When it was first learned that a horse in the Kentucky Derby had sold as a yearling for $1,000 there were some initial thoughts:

(A) The poor breeder who had to sell a horse that cheap.

(B) The horse probably was a pretender not a contender.

(C) Bob Baffert was running the horse in the Derby because the owner had Derby Fever.

All three thoughts shared a common thread: They were wrong.

Medina Spirit, winner of the 147th Kentucky Derby on Saturday, was indeed sold cheap at a yearling auction, but the breeder, Gail Rice, was going through a divorce and property was being sold and split. She's a veteran at selling her horses.

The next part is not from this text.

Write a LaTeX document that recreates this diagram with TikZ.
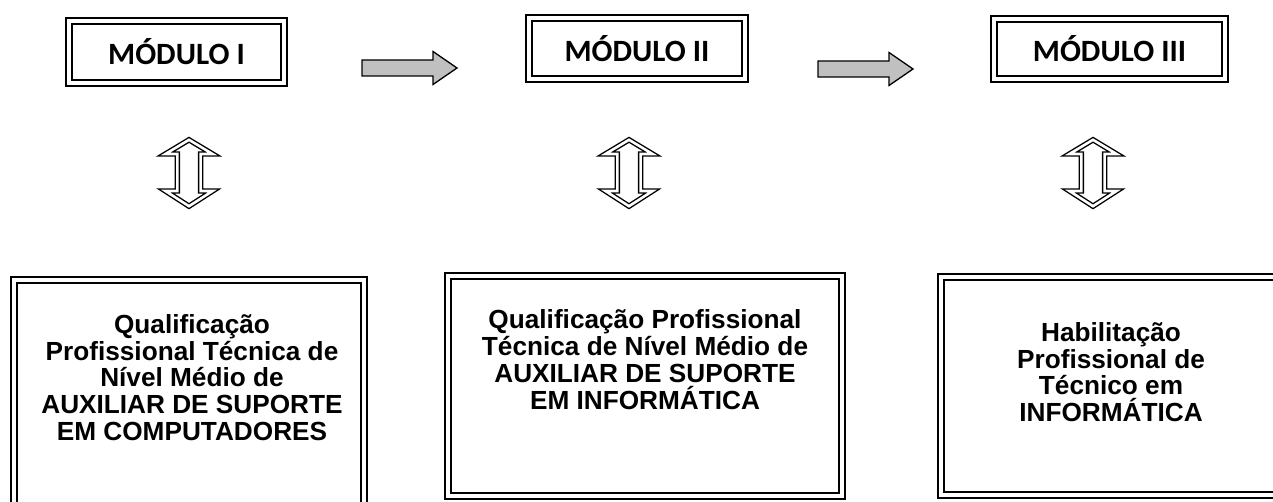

On Saturday, only the Bafferts, who were uncharacteristically overjoyed at the win, were more happy than Rice.

She was there. All smiles and said she was just happy to have been part of Medina's life for the first eight months.

She was quoted as saying she knew he was a runner the day he was born. He had the look.

Her name sent your trusty scribe into the archives, and lo and behold, she is a big part of the racing industry in Ocala, Fla., where breeding and training are huge businesses.

Ironically, the week of the Derby yours truly had several text-message exchanges with old friend Tom Lucci, who along with Jerry Izenberg, Bill Handleman, Robert Yates, me and assorted others shared a working area at the Derby for many years.

Lucci and Handleman, who both worked for papers in New Jersey, were infamous for their discussions about the races. In the South, we call them arguments.

One day they got loud. Lucci kept telling Handleman a horse was hurt and not to bet him. Understand both were (Handleman is now at the Monmouth Park in heaven) excellent handicappers and neither liked to be told anything about the horses or betting.

The debate went on for almost an hour and ended when Lucci walked out on the balcony and Handleman went to bet the horse.

I wasn't with them the next day when they found out the horse was put down after the race, a race he lost.

It was through Lucci the name Rice became familiar to me.

We had barely met in 1988, but on Derby morning while studying the form, Lucci was asked what he knew about a trainer, and he said she was great at taking troubled 2-year-olds and getting them back on the track.

My exact memory doesn't recall how much was won on the daily double but enough that it seemed fair to give Lucci 10%, which happened just before he headed to the ATM to rearm himself.

That trainer was Linda Rice, then a sister-in-law of Gail Rice.

Rice's ex-husband was a former jockey, and their daughter Taylor is a successful jockey at Hawthorne Race Course and is married to big time jockey Jose Ortiz.

Gail Rice continues to breed horses, but now it is on the 18-acre farm owned by her daughter and son-in-law.

The day Medina Spirit was born his mom couldn't produce milk, and Rice quickly substituted her only other brood mare for a few hours until mom, Mongolian Changa, could feed her baby.

A year later, Medina Spirit sold for $35,000 to Amr bin Fareer bin Mohammed bin Zedan, a Saudi Arabian businessman and international polo player who has been involved in thoroughbred racing for just five years.

Gail Rice has spent most of her life breeding and nurturing horses and by all accounts is hands on with every baby, and she was just as happy and thrilled that one of her babies who sold for just $1,000 not only made it to the Kentucky Derby, but won it.